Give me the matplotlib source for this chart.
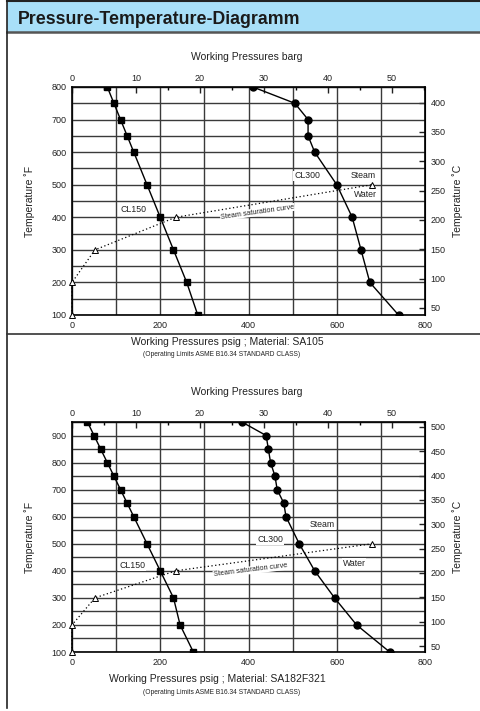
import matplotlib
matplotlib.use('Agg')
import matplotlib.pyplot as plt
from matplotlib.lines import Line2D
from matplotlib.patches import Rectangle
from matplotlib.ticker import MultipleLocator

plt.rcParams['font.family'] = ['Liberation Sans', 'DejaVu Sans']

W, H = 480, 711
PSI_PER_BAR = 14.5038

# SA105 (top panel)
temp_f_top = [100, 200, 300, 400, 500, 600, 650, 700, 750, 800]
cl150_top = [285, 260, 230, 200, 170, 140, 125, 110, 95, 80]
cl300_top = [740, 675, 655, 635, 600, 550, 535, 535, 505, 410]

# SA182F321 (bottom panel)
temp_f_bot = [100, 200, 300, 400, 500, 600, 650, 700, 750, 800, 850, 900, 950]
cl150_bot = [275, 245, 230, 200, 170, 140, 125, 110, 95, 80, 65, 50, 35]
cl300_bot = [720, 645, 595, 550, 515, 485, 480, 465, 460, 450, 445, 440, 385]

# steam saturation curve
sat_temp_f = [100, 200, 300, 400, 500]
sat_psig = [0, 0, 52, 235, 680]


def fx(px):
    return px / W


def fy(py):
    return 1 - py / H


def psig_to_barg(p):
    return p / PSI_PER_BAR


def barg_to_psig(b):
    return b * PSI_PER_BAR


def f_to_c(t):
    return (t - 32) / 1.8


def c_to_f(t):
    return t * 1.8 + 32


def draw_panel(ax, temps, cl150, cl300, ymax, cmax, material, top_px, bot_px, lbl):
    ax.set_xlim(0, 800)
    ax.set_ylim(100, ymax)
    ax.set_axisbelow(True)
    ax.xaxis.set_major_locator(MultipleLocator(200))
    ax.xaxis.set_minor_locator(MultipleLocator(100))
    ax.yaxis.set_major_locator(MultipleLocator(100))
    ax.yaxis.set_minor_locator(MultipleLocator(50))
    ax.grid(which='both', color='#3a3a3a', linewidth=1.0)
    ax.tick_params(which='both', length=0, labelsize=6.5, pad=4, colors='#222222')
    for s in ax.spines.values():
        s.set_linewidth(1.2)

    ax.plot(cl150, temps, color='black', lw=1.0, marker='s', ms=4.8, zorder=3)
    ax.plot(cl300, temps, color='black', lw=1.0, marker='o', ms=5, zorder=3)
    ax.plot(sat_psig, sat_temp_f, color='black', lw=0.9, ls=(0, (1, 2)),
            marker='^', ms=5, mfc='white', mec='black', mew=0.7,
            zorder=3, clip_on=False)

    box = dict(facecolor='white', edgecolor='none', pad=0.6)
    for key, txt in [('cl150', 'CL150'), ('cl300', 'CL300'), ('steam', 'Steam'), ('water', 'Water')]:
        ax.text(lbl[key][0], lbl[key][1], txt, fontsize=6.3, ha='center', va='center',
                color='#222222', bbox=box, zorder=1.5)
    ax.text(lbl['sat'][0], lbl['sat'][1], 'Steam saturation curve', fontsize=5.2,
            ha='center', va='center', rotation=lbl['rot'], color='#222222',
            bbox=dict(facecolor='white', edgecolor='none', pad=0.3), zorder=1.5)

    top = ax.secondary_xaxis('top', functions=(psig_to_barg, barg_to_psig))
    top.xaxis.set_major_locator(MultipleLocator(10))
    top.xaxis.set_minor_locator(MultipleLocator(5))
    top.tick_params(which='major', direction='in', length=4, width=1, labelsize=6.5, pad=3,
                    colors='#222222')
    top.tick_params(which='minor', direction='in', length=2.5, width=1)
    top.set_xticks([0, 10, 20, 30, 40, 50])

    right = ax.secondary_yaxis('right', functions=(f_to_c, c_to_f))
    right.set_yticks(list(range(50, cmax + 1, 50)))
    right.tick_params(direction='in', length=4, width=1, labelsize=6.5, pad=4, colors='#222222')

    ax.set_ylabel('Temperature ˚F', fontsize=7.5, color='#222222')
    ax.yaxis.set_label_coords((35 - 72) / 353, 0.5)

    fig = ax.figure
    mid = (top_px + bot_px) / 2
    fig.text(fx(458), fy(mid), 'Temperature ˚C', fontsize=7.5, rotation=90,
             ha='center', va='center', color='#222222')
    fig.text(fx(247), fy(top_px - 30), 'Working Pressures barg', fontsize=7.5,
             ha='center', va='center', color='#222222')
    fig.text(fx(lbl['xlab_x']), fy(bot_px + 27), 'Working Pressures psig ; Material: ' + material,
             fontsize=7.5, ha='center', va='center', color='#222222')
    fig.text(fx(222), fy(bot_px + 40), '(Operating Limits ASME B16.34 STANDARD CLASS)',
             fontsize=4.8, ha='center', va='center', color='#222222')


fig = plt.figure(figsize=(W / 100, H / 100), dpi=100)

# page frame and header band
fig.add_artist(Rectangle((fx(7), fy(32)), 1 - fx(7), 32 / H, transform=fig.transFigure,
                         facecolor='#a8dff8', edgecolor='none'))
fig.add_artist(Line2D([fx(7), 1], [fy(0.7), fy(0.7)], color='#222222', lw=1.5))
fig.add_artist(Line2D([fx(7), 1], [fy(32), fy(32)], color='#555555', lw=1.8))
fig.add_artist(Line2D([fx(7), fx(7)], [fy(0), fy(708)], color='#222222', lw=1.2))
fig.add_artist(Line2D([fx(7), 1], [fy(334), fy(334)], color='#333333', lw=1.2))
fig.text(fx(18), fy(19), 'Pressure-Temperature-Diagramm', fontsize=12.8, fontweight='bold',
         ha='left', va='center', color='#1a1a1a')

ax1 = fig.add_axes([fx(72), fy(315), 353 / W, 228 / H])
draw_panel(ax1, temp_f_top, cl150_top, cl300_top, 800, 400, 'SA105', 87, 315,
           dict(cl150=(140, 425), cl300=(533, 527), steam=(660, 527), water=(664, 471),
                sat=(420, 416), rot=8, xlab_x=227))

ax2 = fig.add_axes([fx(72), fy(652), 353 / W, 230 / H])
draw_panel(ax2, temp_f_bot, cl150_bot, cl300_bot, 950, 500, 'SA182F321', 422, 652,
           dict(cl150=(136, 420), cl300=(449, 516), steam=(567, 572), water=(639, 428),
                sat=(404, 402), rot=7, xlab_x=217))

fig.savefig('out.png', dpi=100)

------------------------

-- What you should do --
Without the pictures, return the listing above from its first line through the line that has "PSI_PER_BAR = 14.5038".

-- Answer for the task --
Give me the matplotlib source for this chart.
import matplotlib
matplotlib.use('Agg')
import matplotlib.pyplot as plt
from matplotlib.lines import Line2D
from matplotlib.patches import Rectangle
from matplotlib.ticker import MultipleLocator

plt.rcParams['font.family'] = ['Liberation Sans', 'DejaVu Sans']

W, H = 480, 711
PSI_PER_BAR = 14.5038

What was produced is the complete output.